[BEGIN Information provided]
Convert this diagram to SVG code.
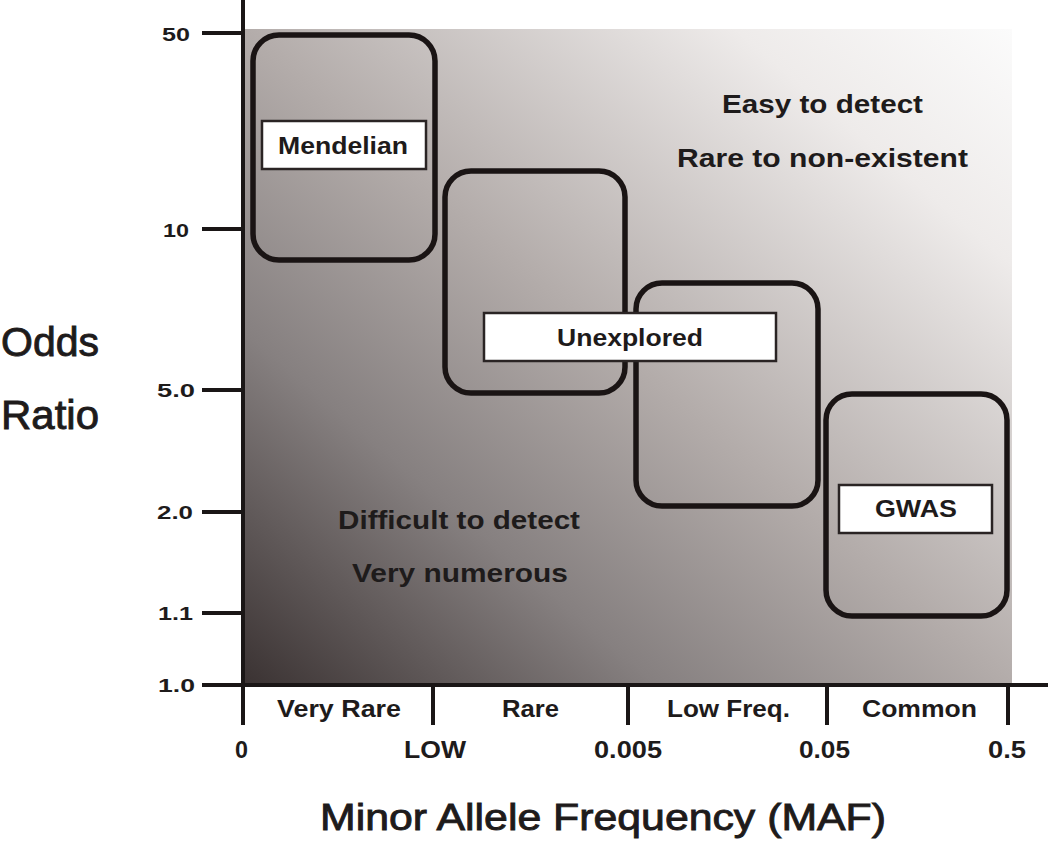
<svg xmlns="http://www.w3.org/2000/svg" width="1050" height="842" viewBox="0 0 1050 842">
<style>
text{font-family:"Liberation Sans",Arial,sans-serif;fill:#1e1b1b}
.t{font-size:19px;font-weight:bold}
.c{font-size:23px;font-weight:bold}
.n{font-size:26px;font-weight:bold}
.big{stroke:#1e1b1b;stroke-width:0.9}
.ax{stroke:#1a1616;stroke-width:4;fill:none}
.box{fill:none;stroke:#1a1414;stroke-width:5.5}
.lab{fill:#fff;stroke:#2a2424;stroke-width:2.5}
</style>
<defs>
<linearGradient id="bg" x1="0" y1="1" x2="1" y2="0">
<stop offset="0" stop-color="#3a3232"/>
<stop offset="0.27" stop-color="#868080"/>
<stop offset="0.5" stop-color="#b3acaa"/>
<stop offset="0.82" stop-color="#eeebea"/>
<stop offset="1" stop-color="#fbfbfb"/>
</linearGradient>
</defs>
<rect width="1050" height="842" fill="#fff"/>
<rect x="243" y="29" width="769" height="656" fill="url(#bg)"/>
<g id="axes">
<path class="ax" d="M243 0V687M241 685H1048"/>
<path class="ax" d="M202 33H243M202 229H243M202 390H243M202 512H243M202 613H243M202 685H243"/>
<path class="ax" d="M243 685V725M433 685V725M628 685V725M827 685V725M1008 685V725"/>
<text class="t" x="162" y="41" textLength="28" lengthAdjust="spacingAndGlyphs">50</text>
<text class="t" x="163" y="237" textLength="26" lengthAdjust="spacingAndGlyphs">10</text>
<text class="t" x="157" y="397" textLength="38" lengthAdjust="spacingAndGlyphs">5.0</text>
<text class="t" x="157" y="519" textLength="36" lengthAdjust="spacingAndGlyphs">2.0</text>
<text class="t" x="158" y="620" textLength="35" lengthAdjust="spacingAndGlyphs">1.1</text>
<text class="t" x="158" y="692" textLength="37" lengthAdjust="spacingAndGlyphs">1.0</text>
<text class="c" x="277" y="717" textLength="124" lengthAdjust="spacingAndGlyphs">Very Rare</text>
<text class="c" x="502" y="717" textLength="57" lengthAdjust="spacingAndGlyphs">Rare</text>
<text class="c" x="667" y="717" textLength="123" lengthAdjust="spacingAndGlyphs">Low Freq.</text>
<text class="c" x="862" y="717" textLength="115" lengthAdjust="spacingAndGlyphs">Common</text>
<text class="c" x="235" y="758" textLength="13" lengthAdjust="spacingAndGlyphs">0</text>
<text class="c" x="404" y="758" textLength="62" lengthAdjust="spacingAndGlyphs">LOW</text>
<text class="c" x="594" y="758" textLength="68" lengthAdjust="spacingAndGlyphs">0.005</text>
<text class="c" x="799" y="758" textLength="51" lengthAdjust="spacingAndGlyphs">0.05</text>
<text class="c" x="988" y="758" textLength="38" lengthAdjust="spacingAndGlyphs">0.5</text>
<text class="big" x="320" y="830" style="font-size:37px" textLength="566" lengthAdjust="spacingAndGlyphs">Minor Allele Frequency (MAF)</text>
<text class="big" x="1" y="356" style="font-size:41px" textLength="98" lengthAdjust="spacingAndGlyphs">Odds</text>
<text class="big" x="1" y="429" style="font-size:41px" textLength="98" lengthAdjust="spacingAndGlyphs">Ratio</text>
</g>
<g id="notes">
<text class="n" x="722" y="113" textLength="201" lengthAdjust="spacingAndGlyphs">Easy to detect</text>
<text class="n" x="677" y="167" textLength="291" lengthAdjust="spacingAndGlyphs">Rare to non-existent</text>
<text class="n" x="338" y="529" textLength="242" lengthAdjust="spacingAndGlyphs">Difficult to detect</text>
<text class="n" x="352" y="582" textLength="216" lengthAdjust="spacingAndGlyphs">Very numerous</text>
</g>
<g id="mendelian">
<rect class="box" x="253" y="35" width="182" height="225" rx="26"/>
<rect class="lab" x="262" y="121" width="164" height="48"/>
<text class="c" x="278" y="154" textLength="130" lengthAdjust="spacingAndGlyphs">Mendelian</text>
</g>
<g id="rare-box">
<rect class="box" x="445" y="171" width="180" height="222" rx="26"/>
</g>
<g id="lowfreq-box">
<rect class="box" x="636" y="283" width="182" height="223" rx="26"/>
</g>
<g id="unexplored">
<rect class="lab" x="484" y="313" width="292" height="48"/>
<text class="c" x="557" y="346" textLength="146" lengthAdjust="spacingAndGlyphs">Unexplored</text>
</g>
<g id="gwas">
<rect class="box" x="826" y="394" width="181" height="222" rx="26"/>
<rect class="lab" x="839" y="485" width="153" height="48"/>
<text class="c" x="875" y="517" textLength="82" lengthAdjust="spacingAndGlyphs">GWAS</text>
</g>
</svg>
[END Information provided]
Repeat the material exactly as it reads, without any of its pictures.

Convert this diagram to SVG code.
<svg xmlns="http://www.w3.org/2000/svg" width="1050" height="842" viewBox="0 0 1050 842">
<style>
text{font-family:"Liberation Sans",Arial,sans-serif;fill:#1e1b1b}
.t{font-size:19px;font-weight:bold}
.c{font-size:23px;font-weight:bold}
.n{font-size:26px;font-weight:bold}
.big{stroke:#1e1b1b;stroke-width:0.9}
.ax{stroke:#1a1616;stroke-width:4;fill:none}
.box{fill:none;stroke:#1a1414;stroke-width:5.5}
.lab{fill:#fff;stroke:#2a2424;stroke-width:2.5}
</style>
<defs>
<linearGradient id="bg" x1="0" y1="1" x2="1" y2="0">
<stop offset="0" stop-color="#3a3232"/>
<stop offset="0.27" stop-color="#868080"/>
<stop offset="0.5" stop-color="#b3acaa"/>
<stop offset="0.82" stop-color="#eeebea"/>
<stop offset="1" stop-color="#fbfbfb"/>
</linearGradient>
</defs>
<rect width="1050" height="842" fill="#fff"/>
<rect x="243" y="29" width="769" height="656" fill="url(#bg)"/>
<g id="axes">
<path class="ax" d="M243 0V687M241 685H1048"/>
<path class="ax" d="M202 33H243M202 229H243M202 390H243M202 512H243M202 613H243M202 685H243"/>
<path class="ax" d="M243 685V725M433 685V725M628 685V725M827 685V725M1008 685V725"/>
<text class="t" x="162" y="41" textLength="28" lengthAdjust="spacingAndGlyphs">50</text>
<text class="t" x="163" y="237" textLength="26" lengthAdjust="spacingAndGlyphs">10</text>
<text class="t" x="157" y="397" textLength="38" lengthAdjust="spacingAndGlyphs">5.0</text>
<text class="t" x="157" y="519" textLength="36" lengthAdjust="spacingAndGlyphs">2.0</text>
<text class="t" x="158" y="620" textLength="35" lengthAdjust="spacingAndGlyphs">1.1</text>
<text class="t" x="158" y="692" textLength="37" lengthAdjust="spacingAndGlyphs">1.0</text>
<text class="c" x="277" y="717" textLength="124" lengthAdjust="spacingAndGlyphs">Very Rare</text>
<text class="c" x="502" y="717" textLength="57" lengthAdjust="spacingAndGlyphs">Rare</text>
<text class="c" x="667" y="717" textLength="123" lengthAdjust="spacingAndGlyphs">Low Freq.</text>
<text class="c" x="862" y="717" textLength="115" lengthAdjust="spacingAndGlyphs">Common</text>
<text class="c" x="235" y="758" textLength="13" lengthAdjust="spacingAndGlyphs">0</text>
<text class="c" x="404" y="758" textLength="62" lengthAdjust="spacingAndGlyphs">LOW</text>
<text class="c" x="594" y="758" textLength="68" lengthAdjust="spacingAndGlyphs">0.005</text>
<text class="c" x="799" y="758" textLength="51" lengthAdjust="spacingAndGlyphs">0.05</text>
<text class="c" x="988" y="758" textLength="38" lengthAdjust="spacingAndGlyphs">0.5</text>
<text class="big" x="320" y="830" style="font-size:37px" textLength="566" lengthAdjust="spacingAndGlyphs">Minor Allele Frequency (MAF)</text>
<text class="big" x="1" y="356" style="font-size:41px" textLength="98" lengthAdjust="spacingAndGlyphs">Odds</text>
<text class="big" x="1" y="429" style="font-size:41px" textLength="98" lengthAdjust="spacingAndGlyphs">Ratio</text>
</g>
<g id="notes">
<text class="n" x="722" y="113" textLength="201" lengthAdjust="spacingAndGlyphs">Easy to detect</text>
<text class="n" x="677" y="167" textLength="291" lengthAdjust="spacingAndGlyphs">Rare to non-existent</text>
<text class="n" x="338" y="529" textLength="242" lengthAdjust="spacingAndGlyphs">Difficult to detect</text>
<text class="n" x="352" y="582" textLength="216" lengthAdjust="spacingAndGlyphs">Very numerous</text>
</g>
<g id="mendelian">
<rect class="box" x="253" y="35" width="182" height="225" rx="26"/>
<rect class="lab" x="262" y="121" width="164" height="48"/>
<text class="c" x="278" y="154" textLength="130" lengthAdjust="spacingAndGlyphs">Mendelian</text>
</g>
<g id="rare-box">
<rect class="box" x="445" y="171" width="180" height="222" rx="26"/>
</g>
<g id="lowfreq-box">
<rect class="box" x="636" y="283" width="182" height="223" rx="26"/>
</g>
<g id="unexplored">
<rect class="lab" x="484" y="313" width="292" height="48"/>
<text class="c" x="557" y="346" textLength="146" lengthAdjust="spacingAndGlyphs">Unexplored</text>
</g>
<g id="gwas">
<rect class="box" x="826" y="394" width="181" height="222" rx="26"/>
<rect class="lab" x="839" y="485" width="153" height="48"/>
<text class="c" x="875" y="517" textLength="82" lengthAdjust="spacingAndGlyphs">GWAS</text>
</g>
</svg>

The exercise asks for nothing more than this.